Elbette Adana Demirspor maçı Fenerbahçe için ölçü olamaz, olmamalıdır da. İlk 55 dakikada sergilenen pasif oyunun kabul edilmemesi gerekir. Ligin ikinci yarısı başlamışken Fenerbahçe'nin hala oyununu arıyor oluşu da tabii ki eleştiri konusudur.
Bunların yanında sarı lacivertlilerin kötü oynadığı haftalara rağmen hala şampiyonluk yarışının içinde olması, nihayet eldeki kadroya uygun oyunu bulma yoluna girmiş olması, transferde de bu oyun anlayışının eksiklerini tamamlayacak oyunculara yönelmiş olması pozitif sayılabilecek gelişmeler.
FİKSTÜR AVANTAJI
Mourinho maç sonu röportajında 6 puanlık fark için, "Kaybetmemiz gereken puanlar kaybettik. Onlar da kazanmamaları gereken puanları kazandılar. Puan olarak kendimizi onların önünde görüyorum" diye konuştu. Acun Ilıcalı da bir fikstür avantajına sahip olduklarını söyledi.
Fenerbahçe ligin ilk yarısında Eyüp, Samsun, Göztepe, Beşiktaş, Trabzon, Rize gibi zorlu deplasmanları atlattı. Rakibi Galatasaray'ın henüz bu deplasmanların hiçbirine çıkmadığını düşünerek bir fikstür avantajına sahip olduğunu düşünebilir Fenerbahçe yönetimi. Ama Galatasaray'a Kadıköy'de yenilerek puan matematiğinde avantajı rakibine verdiğini unutmamalı.
Fenerbahçe'nin Galatasaray'a karşı ikili averajı alabilmesi için Rams Park'ta en 2 farklı kazanması gerekir. Aksi durumda puan olarak sarı kırmızılıları yakalasa da şampiyon olamaz.
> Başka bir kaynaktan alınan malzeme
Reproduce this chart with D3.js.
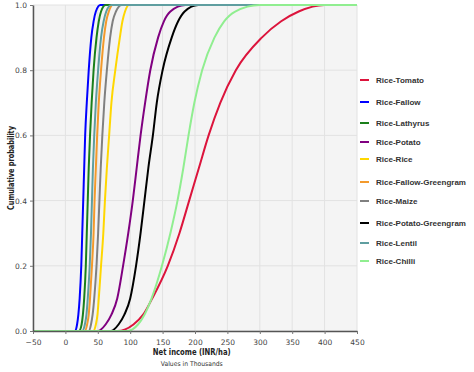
<!DOCTYPE html>
<html>
<head>
<meta charset="utf-8">
<script src="https://cdn.jsdelivr.net/npm/d3@7"></script>
<style>
  body { margin: 0; background: #fff; }
</style>
</head>
<body>
<script>
// cumulative probability levels the quantiles were read at
var probs = [0, 0.02, 0.05, 0.1, 0.2, 0.3, 0.4, 0.5, 0.6, 0.7, 0.8, 0.9, 0.95, 0.98, 1];

// net income (thousand INR/ha) at each probability level
var riceTomato = [80, 105, 120, 134, 158, 176, 191, 206, 221, 239, 263, 303, 333, 360, 400];
var riceFallow = [15, 18, 20, 22, 24.5, 26, 27.5, 29, 30.5, 33, 36, 40, 43.5, 47, 54];
var riceLathyrus = [21, 25, 27, 29, 31.5, 33, 34.5, 36, 38, 40.5, 43.5, 48, 51.5, 55, 62];
var ricePotato = [50, 62, 71, 80, 89, 97, 104, 110, 116, 123, 131, 143, 152, 162, 185];
var riceRice = [43, 47, 49.5, 51.5, 55, 58.5, 61, 64, 67.5, 71, 77, 84, 88, 92, 98];
var riceFallowGreengram = [30, 33.5, 36, 38, 41, 43.5, 45, 47, 49, 51.5, 55, 59.5, 63, 67, 73];
var riceMaize = [36, 39.5, 42, 44.5, 48, 50.5, 52.5, 54.5, 57, 60, 64, 69, 73, 78, 87];
var ricePotatoGreengram = [70, 82, 91, 100, 109, 116, 122, 128, 135, 141, 150, 164, 174, 184, 205];
var riceLentil = [26, 30, 32.5, 34.5, 37.5, 39.5, 41, 42.5, 44.5, 47, 50.5, 55, 59, 63, 71];
var riceChilli = [95, 112, 122, 133, 149, 162, 173, 182, 190, 199, 211, 230, 245, 262, 300];

var seriesNames = ["Rice-Tomato", "Rice-Fallow", "Rice-Lathyrus", "Rice-Potato", "Rice-Rice",
  "Rice-Fallow-Greengram", "Rice-Maize", "Rice-Potato-Greengram", "Rice-Lentil", "Rice-Chilli"];
var seriesValues = [riceTomato, riceFallow, riceLathyrus, ricePotato, riceRice,
  riceFallowGreengram, riceMaize, ricePotatoGreengram, riceLentil, riceChilli];
var colors = ["#dc143c", "#0000ff", "#1a7f1a", "#800080", "#ffd700",
  "#f39a2c", "#808080", "#000000", "#5f9ea0", "#90ee90"];

var xTicks = [-50, 0, 50, 100, 150, 200, 250, 300, 350, 400, 450];
var yTicks = [0, 0.2, 0.4, 0.6, 0.8, 1.0];

var W = 474, H = 372;
var margin = { top: 5, left: 33, bottom: 41, right: 117 };
var width = W - margin.left - margin.right;
var height = H - margin.top - margin.bottom;

var x = d3.scaleLinear().domain([-50, 450]).range([0, width]);
var y = d3.scaleLinear().domain([0, 1]).range([height, 0]);

var svg = d3.select("body").append("svg")
  .attr("width", W)
  .attr("height", H);

// squeeze a text to a max width (the original uses a narrow font)
function fit(sel, maxW) {
  sel.each(function () {
    var w = this.getComputedTextLength();
    if (w > maxW) {
      d3.select(this).attr("textLength", maxW).attr("lengthAdjust", "spacingAndGlyphs");
    }
  });
}

var chart = svg.append("g")
  .attr("transform", `translate(${margin.left},${margin.top})`);

// plot background
chart.append("rect")
  .attr("width", width)
  .attr("height", height)
  .attr("fill", "#f4f4f4");

// grid lines
chart.append("g")
  .selectAll("line")
  .data(xTicks)
  .join("line")
  .attr("x1", d => x(d)).attr("x2", d => x(d))
  .attr("y1", 0).attr("y2", height)
  .attr("stroke", "#e2e2e2");
chart.append("g")
  .selectAll("line")
  .data(yTicks)
  .join("line")
  .attr("x1", 0).attr("x2", width)
  .attr("y1", d => y(d)).attr("y2", d => y(d))
  .attr("stroke", "#e2e2e2");

// the curves, extended flat to the ends of the x range
var line = d3.line()
  .x(d => x(d[0]))
  .y(d => y(d[1]))
  .curve(d3.curveMonotoneX);

var curves = seriesValues.map((vals, i) => {
  var pts = vals.map((v, j) => [v, probs[j]]);
  return { name: seriesNames[i], color: colors[i],
    pts: [[-50, 0]].concat(pts, [[450, 1]]) };
});

chart.selectAll(".curve")
  .data(curves)
  .join("path")
  .attr("class", "curve")
  .attr("fill", "none")
  .attr("stroke", d => d.color)
  .attr("stroke-width", 2)
  .attr("d", d => line(d.pts));

// axes
var xAxis = chart.append("g")
  .attr("transform", `translate(0,${height})`)
  .call(d3.axisBottom(x).tickValues(xTicks).tickSize(3).tickSizeOuter(0));
var yAxis = chart.append("g")
  .call(d3.axisLeft(y).tickValues(yTicks).tickFormat(d3.format(".1f")).tickSize(3).tickSizeOuter(0));

[xAxis, yAxis].forEach(a => {
  a.select(".domain").attr("stroke", "#555").attr("stroke-width", 1.5);
  a.selectAll(".tick line").attr("stroke", "#777");
  a.selectAll(".tick text")
    .attr("fill", "#444")
    .style("font-family", "DejaVu Sans, sans-serif")
    .style("font-size", "7.5px");
});
xAxis.selectAll(".tick text").attr("dy", "1.1em");

// axis titles
svg.append("text")
  .attr("x", margin.left + x(195))
  .attr("y", 355)
  .attr("text-anchor", "middle")
  .style("font-family", "DejaVu Sans, sans-serif")
  .style("font-weight", "bold")
  .style("font-size", "9px")
  .attr("fill", "#222")
  .text("Net income (INR/ha)")
  .call(fit, 78);

svg.append("text")
  .attr("x", margin.left + x(195))
  .attr("y", 366)
  .attr("text-anchor", "middle")
  .style("font-family", "DejaVu Sans, sans-serif")
  .style("font-size", "6.5px")
  .attr("fill", "#333")
  .text("Values in Thousands")
  .call(fit, 62);

svg.append("text")
  .attr("transform", `translate(14,${margin.top + y(0.5)}) rotate(-90)`)
  .attr("text-anchor", "middle")
  .style("font-family", "DejaVu Sans, sans-serif")
  .style("font-weight", "bold")
  .style("font-size", "8.5px")
  .attr("fill", "#222")
  .text("Cumulative probability")
  .call(fit, 84);

// legend
var legendY = [80, 102, 123, 142, 159, 182, 201, 223, 243, 261];
var legend = svg.append("g")
  .selectAll("g")
  .data(curves)
  .join("g")
  .attr("transform", (d, i) => `translate(360,${legendY[i]})`);

legend.append("line")
  .attr("x1", 0).attr("x2", 9)
  .attr("stroke", d => d.color)
  .attr("stroke-width", 2);

var legendText = legend.append("text")
  .attr("x", 16)
  .attr("dy", "0.35em")
  .style("font-family", "'Liberation Sans Narrow', 'Liberation Sans', Arial, sans-serif")
  .style("font-weight", "bold")
  .style("font-size", "10px")
  .attr("fill", "#333")
  .text(d => d.name);

// shrink the font if the longest name would run past the edge
var longest = d3.max(legendText.nodes(), n => n.getComputedTextLength());
if (longest > 90) {
  legendText.style("font-size", (10 * 90 / longest).toFixed(2) + "px");
}
</script>
</body>
</html>
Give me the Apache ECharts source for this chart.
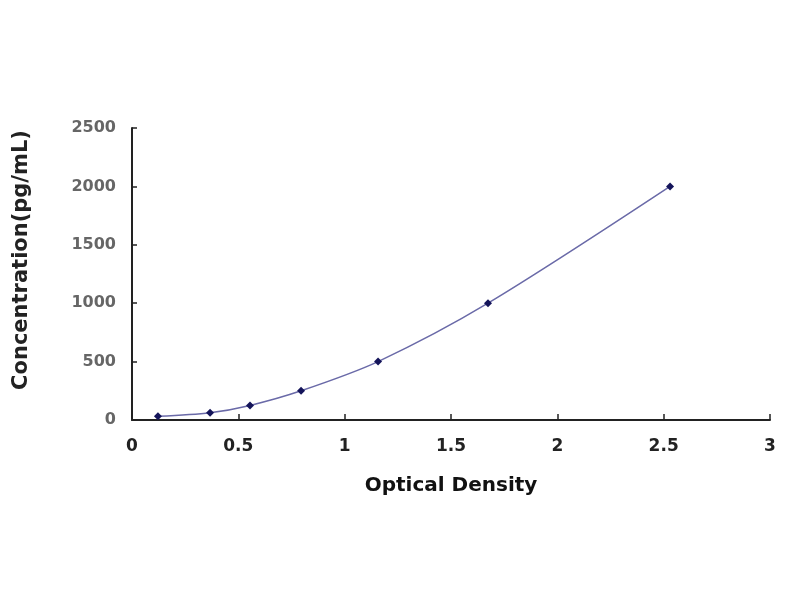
<!DOCTYPE html>
<html>
<head>
<meta charset="utf-8">
<script src="https://cdn.jsdelivr.net/npm/echarts@6/dist/echarts.min.js"></script>
<style>
  html, body { margin: 0; padding: 0; background: #fff; }
  #main { width: 800px; height: 600px; }
</style>
</head>
<body>
<div id="main"></div>
<script>
// standard curve points
var opticalDensity = [0.122, 0.367, 0.555, 0.795, 1.157, 1.674, 2.53];
var concentration = [31.25, 62.5, 125, 250, 500, 1000, 2000];

var points = opticalDensity.map(function (x, i) {
    return [x, concentration[i]];
});

var chart = echarts.init(document.getElementById('main'));

var labelFont = 'DejaVu Sans';

var option = {
    backgroundColor: '#ffffff',
    animation: false,
    grid: { left: 132, right: 30, top: 128, bottom: 180, outerBoundsMode: 'none', containLabel: false },
    xAxis: {
        type: 'value',
        min: 0,
        max: 3,
        interval: 0.5,
        name: 'Optical Density',
        nameLocation: 'middle',
        nameGap: 56,
        nameTextStyle: { fontFamily: labelFont, fontWeight: 'bold', fontSize: 20, color: '#111' },
        axisLine: { lineStyle: { color: '#222', width: 2 } },
        axisTick: { inside: true, length: 6, lineStyle: { color: '#222', width: 1.5 } },
        axisLabel: { fontFamily: labelFont, fontWeight: 'bold', fontSize: 17, color: '#222', margin: 18 },
        splitLine: { show: false }
    },
    yAxis: {
        type: 'value',
        min: 0,
        max: 2500,
        interval: 500,
        name: 'Concentration(pg/mL)',
        nameLocation: 'middle',
        nameGap: 100,
        nameTextStyle: { fontFamily: labelFont, fontWeight: 'bold', fontSize: 21, color: '#222', padding: [0, 0, 0, 28] },
        axisLine: { show: true, lineStyle: { color: '#222', width: 2 } },
        axisTick: { show: true, inside: true, length: 5, lineStyle: { color: '#222', width: 1.5 } },
        axisLabel: {
            fontFamily: labelFont, fontWeight: 'bold', fontSize: 16, color: '#666', margin: 16,
            formatter: function (v) { return String(v); }
        },
        splitLine: { show: false }
    },
    series: [{
        type: 'line',
        data: points,
        smooth: 0.3,
        symbol: 'diamond',
        symbolSize: 8,
        itemStyle: { color: '#14145a' },
        lineStyle: { color: '#6a6aa8', width: 1.5 }
    }]
};

chart.setOption(option);
</script>
</body>
</html>
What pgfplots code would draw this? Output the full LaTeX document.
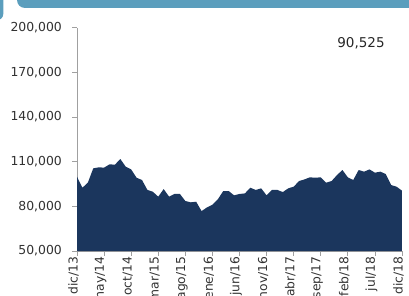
\documentclass[border=0pt]{standalone}
\usepackage{fontspec}
\setmainfont{DejaVu Sans}
\usepackage{pgfplots}
\pgfplotsset{compat=1.18}
\definecolor{areafill}{RGB}{27,54,93}
\definecolor{banner}{RGB}{91,158,189}
\definecolor{axgray}{RGB}{160,160,160}
\definecolor{lblgray}{RGB}{50,50,50}
\begin{document}
\begin{tikzpicture}
\useasboundingbox (0pt,0pt) rectangle (409pt,295pt);
\clip (0pt,0pt) rectangle (409pt,295pt);
\fill[banner, rounded corners=8pt] (17pt,287pt) rectangle (430pt,320pt);
\fill[banner, rounded corners=6pt] (-20pt,275pt) rectangle (3.3pt,320pt);
\begin{axis}[
  at={(77pt,44pt)}, anchor=south west,
  scale only axis, width=325pt, height=223.3pt,
  xmin=0, xmax=60, ymin=50000, ymax=200000,
  axis x line=bottom, axis y line=left,
  axis line style={-, axgray, line width=0.8pt},
  tick align=outside, tick style={axgray, line width=0.8pt},
  major tick length=4.5pt,
  xtick={0,5,...,60},
  xticklabels={dic/13,may/14,oct/14,mar/15,ago/15,ene/16,jun/16,nov/16,abr/17,sep/17,feb/18,jul/18,dic/18},
  xticklabel style={xshift=-3.5pt, rotate=90, anchor=east, font=\fontsize{12.3}{14}\selectfont, text=lblgray, inner sep=1pt},
  ytick={50000,80000,110000,140000,170000,200000},
  yticklabel style={font=\fontsize{12.4}{14}\selectfont, text=lblgray, inner sep=1pt, xshift=-9.5pt},
  scaled y ticks=false,
  /pgf/number format/.cd, fixed, 1000 sep={,}, assume math mode=true,
]
\addplot[fill=areafill, draw=none] coordinates {
(0,99900) (1,92500) (2,95900) (3,105500) (4,106200) (5,106000) (6,108200) (7,108000) (8,111800) (9,106600)
(10,104800) (11,99200) (12,97700) (13,91000) (14,89800) (15,86500) (16,91600) (17,86500) (18,88300) (19,88300)
(20,83600) (21,82700) (22,83100) (23,76800) (24,79300) (25,81100) (26,84700) (27,90300) (28,90300) (29,87400)
(30,88300) (31,88700) (32,92500) (33,91000) (34,92100) (35,87400) (36,91000) (37,91000) (38,89600) (39,92100)
(40,93200) (41,97000) (42,98100) (43,99500) (44,99200) (45,99500) (46,95900) (47,97000) (48,101000) (49,104400)
(50,99500) (51,97700) (52,104400) (53,103300) (54,104800) (55,102600) (56,103300) (57,101700) (58,94300) (59,93200)
(60,90525)
} \closedcycle;
\end{axis}
\node[font=\fontsize{13.5}{16}\selectfont, text=black!85] at (361pt,252pt) {90,525};
\end{tikzpicture}
\end{document}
Rams Park'tan çıkacak bir beraberlik durumunda şampiyonluk için Galatasaray'a ligin kalan maçlarında en az 7 puanlık fark atmalı, yenilgi durumunda ise 9'a çıkacak farkı 10 olarak hesaplamalı.
Üstelik Fenerbahçe'nin mevcut form durumuyla Galatasaray'ın olası tökezlemelerini değerlendirebileceğini de güvenerek söylemek mümkün değil.
O yüzden sarı lacivertliler için bitime daha 18 hafta varken odaklanılması gereken şey fikstür değil, oyunun nasıl daha iyi hale getirileceği olmalı.